Date and Time: Thursday, 19 May, 11 am
Venue: Lecture Hall 1
Some implications of Quantum Null Energy Condition for AdS_3/CFT_2
Quantum Null Energy Condition (QNEC) places lower bounds on the expectation value of the energy-momentum tensor of a non-gravitational theory in terms of null derivatives of the entanglement entropy. We develop a technique to study QNEC in quenches in CFT2 states which are holographically dual to Banados geometries. For transitions between BTZ geometries, we find that an increase in both entropy and temperature, as required by classical thermodynamics, is necessary but not sufficient to not violate QNEC. We determine lower and upper bounds on the increase of entropy (temperature) for a fixed increase in temperature (entropy). Our results provide explicit instances of quantum lower and upper bounds on irreversible entropy production whose existence has been established in the literature on quantum thermodynamics. Our techniques also allow significant generalization of earlier results regarding the evolution of holographic entanglement entropy after quenches.
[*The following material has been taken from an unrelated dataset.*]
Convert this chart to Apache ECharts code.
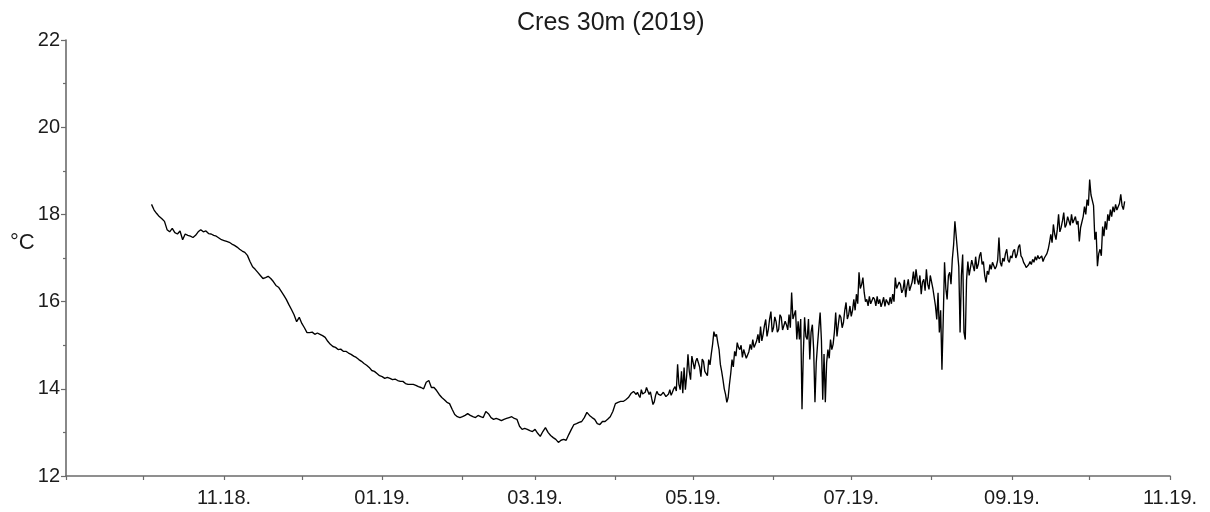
<!DOCTYPE html>
<html>
<head>
<meta charset="utf-8">
<title>Cres 30m (2019)</title>
<script src="https://cdn.jsdelivr.net/npm/echarts@6/dist/echarts.min.js"></script>
<style>
  html, body { margin: 0; padding: 0; background: #fff; }
  #chart { width: 1210px; height: 512px; }
</style>
</head>
<body>
<div id="chart"></div>
<script>
// Sea temperature at 30 m depth, Cres station
const titleText = 'Cres 30m (2019)';
const unitLabel = '°C';

// Autumn and winter: one reading per day, from 4 Oct 2018
const dailyStart = [2018, 9, 4];
const dailyReadings = [
  18.23, 18.10, 18.02, 17.95, 17.90, 17.84,
  17.65, 17.60, 17.68, 17.58, 17.55,
  17.62, 17.42, 17.55, 17.52, 17.50,
  17.47, 17.52, 17.60, 17.65, 17.60,
  17.62, 17.56, 17.55, 17.52, 17.50,
  17.46, 17.42, 17.40, 17.38, 17.36,
  17.32, 17.29, 17.25, 17.20, 17.16,
  17.13, 17.06, 16.92, 16.80, 16.74,
  16.67, 16.60, 16.53, 16.55, 16.58,
  16.53, 16.46, 16.37, 16.33, 16.24,
  16.15, 16.05, 15.93, 15.82, 15.70,
  15.54, 15.64, 15.50, 15.40, 15.29,
  15.29, 15.30, 15.25, 15.28, 15.25,
  15.22, 15.18, 15.09, 15.02, 14.97,
  14.95, 14.90, 14.91, 14.86, 14.86,
  14.82, 14.79, 14.75, 14.72, 14.67,
  14.63, 14.58, 14.54, 14.49, 14.42,
  14.40, 14.35, 14.30, 14.28, 14.24,
  14.26, 14.24, 14.21, 14.22, 14.19,
  14.17, 14.17, 14.12, 14.10, 14.10,
  14.10, 14.08, 14.05, 14.03, 14.00,
  14.15, 14.19, 14.03, 14.03, 13.96,
  13.87, 13.80, 13.75, 13.69, 13.66,
  13.53, 13.41, 13.36, 13.34, 13.36,
  13.39, 13.43, 13.39, 13.36, 13.34,
  13.39, 13.36, 13.34, 13.48, 13.43,
  13.34, 13.30, 13.32, 13.30, 13.27,
  13.30, 13.32, 13.34, 13.36, 13.32,
  13.30, 13.14, 13.07, 13.09, 13.07,
  13.04, 13.02, 13.07, 12.98, 12.91,
  13.02, 13.11, 13.00, 12.93, 12.88,
  12.84, 12.77, 12.82, 12.84, 12.82,
  12.95, 13.07, 13.18, 13.20, 13.23,
  13.25, 13.34, 13.46, 13.39, 13.34,
  13.30, 13.20, 13.18, 13.25, 13.25,
  13.30, 13.36, 13.48, 13.66, 13.69,
  13.71, 13.71, 13.75, 13.80, 13.89
];

// Spring to autumn: two readings per day, from 8 Apr 2019
const halfDailyStart = [2019, 3, 8];
const halfDailyReadings = [
  13.94, 13.90, 13.87, 13.92, 13.85, 13.80, 13.98, 13.88, 13.85, 13.92,
  14.03, 13.95, 13.87, 13.93, 13.78, 13.64, 13.70, 13.85, 13.94, 13.88,
  13.92, 13.85, 13.82, 13.92, 13.90, 13.82, 13.82, 13.88, 13.98, 13.85,
  13.92, 14.00, 14.05, 13.95, 14.56, 14.10, 13.98, 14.40, 13.90, 14.49,
  13.98, 14.30, 14.79, 14.40, 14.21, 14.75, 14.72, 14.45, 14.63, 14.70,
  14.72, 14.50, 14.28, 14.68, 14.63, 14.40, 14.44, 14.30, 14.67, 14.55,
  14.80, 15.02, 15.31, 15.20, 15.25, 15.06, 14.90, 14.56, 14.40, 14.21,
  14.00, 13.87, 13.69, 13.80, 14.10, 14.35, 14.67, 14.50, 14.86, 14.75,
  15.06, 14.95, 14.90, 15.00, 14.72, 14.90, 14.86, 14.70, 14.67, 14.85,
  15.02, 14.90, 15.13, 14.95, 15.02, 15.10, 15.25, 15.05, 15.43, 15.10,
  15.25, 15.45, 15.59, 15.20, 15.36, 15.60, 15.77, 15.30, 15.40, 15.65,
  15.54, 15.30, 15.36, 15.70, 15.64, 15.35, 15.31, 15.55, 15.47, 15.35,
  15.70, 15.40, 16.21, 15.60, 15.59, 15.80, 15.13, 15.55, 15.13, 15.60,
  13.53, 14.80, 15.64, 15.20, 15.13, 15.60, 14.67, 15.30, 15.47, 14.90,
  13.69, 14.60, 15.02, 15.40, 15.75, 15.10, 13.75, 14.80, 13.69, 14.60,
  14.90, 14.70, 15.13, 14.90, 15.02, 15.30, 15.75, 15.20, 15.47, 15.70,
  15.64, 15.40, 15.52, 15.80, 15.98, 15.60, 15.70, 15.90, 15.66, 15.80,
  16.05, 15.80, 16.17, 15.95, 16.67, 16.30, 16.39, 16.55, 16.21, 16.00,
  16.05, 15.90, 16.12, 15.95, 15.93, 16.10, 16.05, 15.90, 16.12, 15.95,
  16.05, 15.88, 15.98, 16.10, 15.89, 16.05, 16.05, 15.92, 16.10, 15.95,
  16.17, 16.00, 16.55, 16.30, 16.28, 16.45, 16.39, 16.20, 16.28, 16.50,
  16.10, 16.35, 16.51, 16.25, 16.23, 16.45, 16.69, 16.40, 16.74, 16.50,
  16.39, 16.60, 16.17, 16.45, 16.51, 16.25, 16.74, 16.40, 16.28, 16.60,
  16.62, 16.30, 16.28, 15.90, 15.59, 16.20, 15.29, 15.80, 14.44, 15.60,
  16.90, 16.30, 16.05, 16.60, 16.67, 16.40, 16.97, 17.30, 17.84, 17.50,
  17.49, 16.80, 15.29, 16.60, 17.08, 15.30, 15.13, 16.50, 16.92, 16.60,
  16.58, 16.95, 16.92, 16.70, 17.03, 16.75, 16.85, 17.05, 17.13, 16.85,
  16.92, 16.60, 16.44, 16.70, 16.62, 16.85, 16.74, 16.90, 16.92, 16.75,
  16.81, 16.95, 17.47, 16.90, 16.81, 17.00, 16.92, 17.10, 17.20, 16.95,
  16.90, 17.05, 17.00, 17.15, 17.20, 17.00, 17.08, 17.25, 17.31, 17.05,
  17.00, 16.90, 16.85, 16.78, 16.74, 16.85, 16.92, 16.85, 16.97, 16.90,
  17.03, 16.95, 17.06, 16.98, 17.00, 17.05, 16.92, 17.00, 17.00, 17.10,
  17.20, 17.35, 17.54, 17.35, 17.77, 17.55, 17.42, 17.65, 18.00, 17.60,
  17.70, 17.85, 18.04, 17.70, 17.77, 17.95, 17.93, 17.75, 18.00, 17.80,
  17.84, 17.95, 17.77, 17.85, 17.38, 17.70, 17.70, 17.95, 18.18, 18.00,
  18.34, 18.20, 18.80, 18.45, 18.41, 18.20, 17.42, 17.60, 16.81, 17.10,
  17.20, 17.05, 17.72, 17.50, 17.84, 17.65, 18.00, 17.85, 18.11, 17.95,
  18.18, 18.05, 18.23, 18.10, 18.11, 18.25, 18.46, 18.20, 18.11, 18.30
];

// Axis range and monthly tick marks; every other month carries a label
const axisStart = [2018, 8, 1];
const axisEnd = [2019, 10, 1];
const tickMonths = [
  [2018, 8], [2018, 9], [2018, 10], [2018, 11],
  [2019, 0], [2019, 1], [2019, 2], [2019, 3], [2019, 4], [2019, 5],
  [2019, 6], [2019, 7], [2019, 8], [2019, 9], [2019, 10]
];
const labelMonths = [
  [2018, 10], [2019, 0], [2019, 2], [2019, 4], [2019, 6], [2019, 8], [2019, 10]
];
const yMin = 12, yMax = 22, yStep = 2;

const toTime = (y, m, d, h = 0) => new Date(y, m, d, h).getTime();
const seriesData = [
  ...dailyReadings.map((v, i) =>
    [toTime(dailyStart[0], dailyStart[1], dailyStart[2] + i), v]),
  ...halfDailyReadings.map((v, i) =>
    [toTime(halfDailyStart[0], halfDailyStart[1], halfDailyStart[2], i * 12), v])
];

const axisColor = '#6b6b6b';
const textColor = '#1c1c1c';
const fontFamily = '"Liberation Sans", Arial, sans-serif';

const monthLabel = (val) => {
  const d = new Date(val);
  const mm = String(d.getMonth() + 1).padStart(2, '0');
  const yy = String(d.getFullYear() % 100).padStart(2, '0');
  return mm + '.' + yy + '.';
};

const chart = echarts.init(document.getElementById('chart'), null, { renderer: 'canvas' });
chart.setOption({
  animation: false,
  backgroundColor: '#ffffff',
  title: {
    text: titleText,
    left: 512,
    top: 6,
    textStyle: { fontFamily, fontSize: 25, fontWeight: 'normal', color: textColor }
  },
  graphic: [{
    type: 'text',
    left: 10,
    top: 232,
    style: { text: unitLabel, font: '22px ' + fontFamily, fill: textColor }
  }],
  grid: { left: 66, right: 40, top: 40, bottom: 36, containLabel: false },
  xAxis: {
    type: 'value',
    min: toTime(...axisStart),
    max: toTime(...axisEnd),
    axisLine: { show: true, onZero: false, lineStyle: { color: axisColor, width: 1.6 } },
    axisTick: {
      show: true, inside: false, length: 4,
      lineStyle: { color: axisColor, width: 1.2 },
      customValues: tickMonths.map(([y, m]) => toTime(y, m, 1))
    },
    axisLabel: {
      show: true,
      margin: 12,
      fontFamily, fontSize: 20, color: textColor,
      customValues: labelMonths.map(([y, m]) => toTime(y, m, 1)),
      formatter: monthLabel
    },
    splitLine: { show: false },
    minorTick: { show: false }
  },
  yAxis: {
    type: 'value',
    min: yMin,
    max: yMax,
    interval: yStep,
    axisLine: { show: true, lineStyle: { color: axisColor, width: 1.6 } },
    axisTick: { show: true, inside: false, length: 5, lineStyle: { color: axisColor, width: 1.2 } },
    minorTick: { show: true, splitNumber: 2, length: 3, lineStyle: { color: axisColor, width: 1.2 } },
    axisLabel: { margin: 6, fontFamily, fontSize: 20, color: textColor },
    splitLine: { show: false }
  },
  series: [{
    type: 'line',
    data: seriesData,
    showSymbol: false,
    symbol: 'none',
    lineStyle: { color: '#000000', width: 1.35 },
    z: 3
  }]
});
</script>
</body>
</html>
This will be based on arXiv:2109.09914 (published in PRL).
If time permits, I will discuss how our methods yield a refined version of the Landauer principle, which bounds the minimum irreversible entropy production needed to delete encoded quantum information. We can further show that sudden deletion is impossible under certain conditions, thus circumventing some no-go theorems forbidding self-correcting quantum memory in lower dimensions. This will be based on arXiv:2202.00022.